------ Dataset extract
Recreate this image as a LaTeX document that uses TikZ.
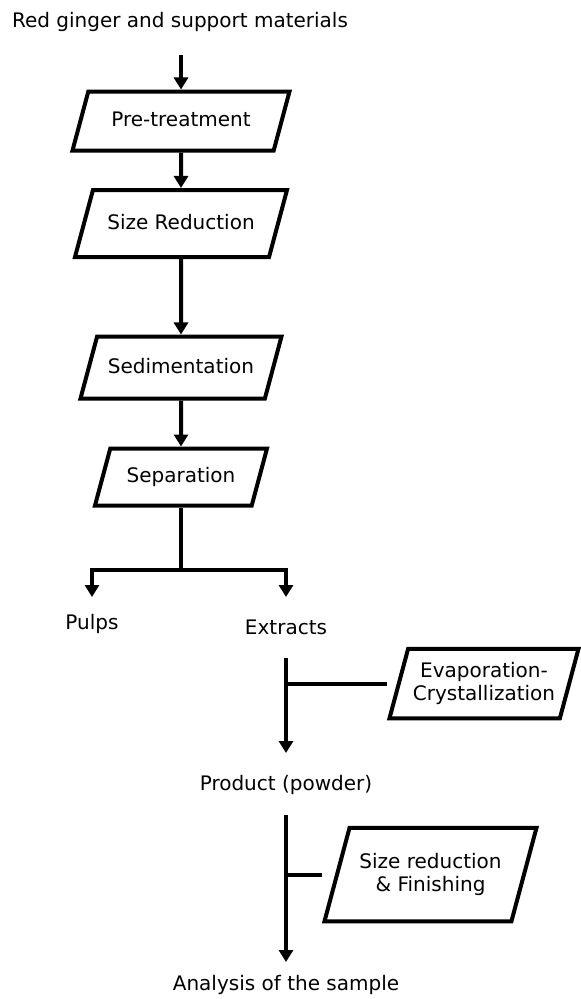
\documentclass[tikz,border=0pt]{standalone}
\usepackage{fontspec}
\setmainfont{DejaVu Sans}
\usepackage{tikz}
\usetikzlibrary{shapes.geometric, arrows.meta}
\tikzstyle{arrow} = [line width=4pt,-{Triangle[width=14pt,length=12pt]}]
\tikzstyle{line} = [line width=4pt]
\tikzstyle{process} = [trapezium, trapezium left angle=75, trapezium right angle=105, trapezium stretches body=true, draw, line width=4pt, align=center, inner xsep=0pt, text height=15pt, text depth=4pt]
\tikzstyle{twoline} = [text height=37.5pt, text depth=4pt]
\tikzstyle{txt} = [inner sep=0pt, align=center]

\begin{document}
\begin{tikzpicture}[x=1pt,y=1pt,yscale=-1,font=\fontsize{20}{22.5}\selectfont]
	\useasboundingbox (0,0) rectangle (581,999);
	
	% Main column:
	\node[txt] (title) at (180,22) {Red ginger and support materials};
	\node[process, minimum width=217pt, inner ysep=20pt] (pretreat) at (181,121) {Pre-treatment};
	\node[process, minimum width=212pt, inner ysep=24pt] (sizered) at (181,223.5) {Size Reduction};
	\node[process, minimum width=201pt, inner ysep=21.5pt] (sedim) at (181,367.5) {Sedimentation};
	\node[process, minimum width=172pt, inner ysep=19pt] (separ) at (181,477) {Separation};
	
	\draw[arrow, shorten <=33pt] (title.center -| pretreat.north) -- (pretreat.north);
	\draw[arrow] (pretreat) -- (sizered);
	\draw[arrow] (sizered) -- (sedim);
	\draw[arrow] (sedim) -- (separ);
	
	% Split into pulps and extracts:
	\coordinate (split) at (181,570);
	\node[txt] (pulps) at (92,624) {Pulps};
	\node[txt] (extracts) at (286,627) {Extracts};
	\draw[line] (separ) -- (split);
	\draw[arrow, shorten >=27pt] (split) -| (pulps.center);
	\draw[arrow, shorten >=30pt] (split) -| (extracts.center);
	
	% Extracts column:
	\node[process, twoline, minimum width=189pt, inner ysep=14pt] (evap) at (484,683.5) {Evaporation-\\Crystallization};
	\node[txt] (product) at (286,785) {Product (powder)};
	\draw[arrow, shorten <=31pt, shorten >=32pt] (extracts.center) -- (product.center);
	\draw[line] (evap.bottom left corner |- evap.west) -- (extracts.center |- evap.west);
	
	\node[process, twoline, minimum width=212pt, inner ysep=26pt] (finish) at (430.5,874.5) {Size reduction\\\& Finishing};
	\node[txt] (analysis) at (286,985) {Analysis of the sample};
	\draw[arrow, shorten <=30pt, shorten >=23pt] (product.center) -- (analysis.center);
	\draw[line] (finish.bottom left corner |- finish.west) -- (product.center |- finish.west);
	
\end{tikzpicture}
\end{document}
------------
• _Written exercise_: Omit the pictures, then output the rest of the listing exactly.

• _The completed task_:
Recreate this image as a LaTeX document that uses TikZ.
\documentclass[tikz,border=0pt]{standalone}
\usepackage{fontspec}
\setmainfont{DejaVu Sans}
\usepackage{tikz}
\usetikzlibrary{shapes.geometric, arrows.meta}
\tikzstyle{arrow} = [line width=4pt,-{Triangle[width=14pt,length=12pt]}]
\tikzstyle{line} = [line width=4pt]
\tikzstyle{process} = [trapezium, trapezium left angle=75, trapezium right angle=105, trapezium stretches body=true, draw, line width=4pt, align=center, inner xsep=0pt, text height=15pt, text depth=4pt]
\tikzstyle{twoline} = [text height=37.5pt, text depth=4pt]
\tikzstyle{txt} = [inner sep=0pt, align=center]

\begin{document}
\begin{tikzpicture}[x=1pt,y=1pt,yscale=-1,font=\fontsize{20}{22.5}\selectfont]
	\useasboundingbox (0,0) rectangle (581,999);
	
	% Main column:
	\node[txt] (title) at (180,22) {Red ginger and support materials};
	\node[process, minimum width=217pt, inner ysep=20pt] (pretreat) at (181,121) {Pre-treatment};
	\node[process, minimum width=212pt, inner ysep=24pt] (sizered) at (181,223.5) {Size Reduction};
	\node[process, minimum width=201pt, inner ysep=21.5pt] (sedim) at (181,367.5) {Sedimentation};
	\node[process, minimum width=172pt, inner ysep=19pt] (separ) at (181,477) {Separation};
	
	\draw[arrow, shorten <=33pt] (title.center -| pretreat.north) -- (pretreat.north);
	\draw[arrow] (pretreat) -- (sizered);
	\draw[arrow] (sizered) -- (sedim);
	\draw[arrow] (sedim) -- (separ);
	
	% Split into pulps and extracts:
	\coordinate (split) at (181,570);
	\node[txt] (pulps) at (92,624) {Pulps};
	\node[txt] (extracts) at (286,627) {Extracts};
	\draw[line] (separ) -- (split);
	\draw[arrow, shorten >=27pt] (split) -| (pulps.center);
	\draw[arrow, shorten >=30pt] (split) -| (extracts.center);
	
	% Extracts column:
	\node[process, twoline, minimum width=189pt, inner ysep=14pt] (evap) at (484,683.5) {Evaporation-\\Crystallization};
	\node[txt] (product) at (286,785) {Product (powder)};
	\draw[arrow, shorten <=31pt, shorten >=32pt] (extracts.center) -- (product.center);
	\draw[line] (evap.bottom left corner |- evap.west) -- (extracts.center |- evap.west);
	
	\node[process, twoline, minimum width=212pt, inner ysep=26pt] (finish) at (430.5,874.5) {Size reduction\\\& Finishing};
	\node[txt] (analysis) at (286,985) {Analysis of the sample};
	\draw[arrow, shorten <=30pt, shorten >=23pt] (product.center) -- (analysis.center);
	\draw[line] (finish.bottom left corner |- finish.west) -- (product.center |- finish.west);
	
\end{tikzpicture}
\end{document}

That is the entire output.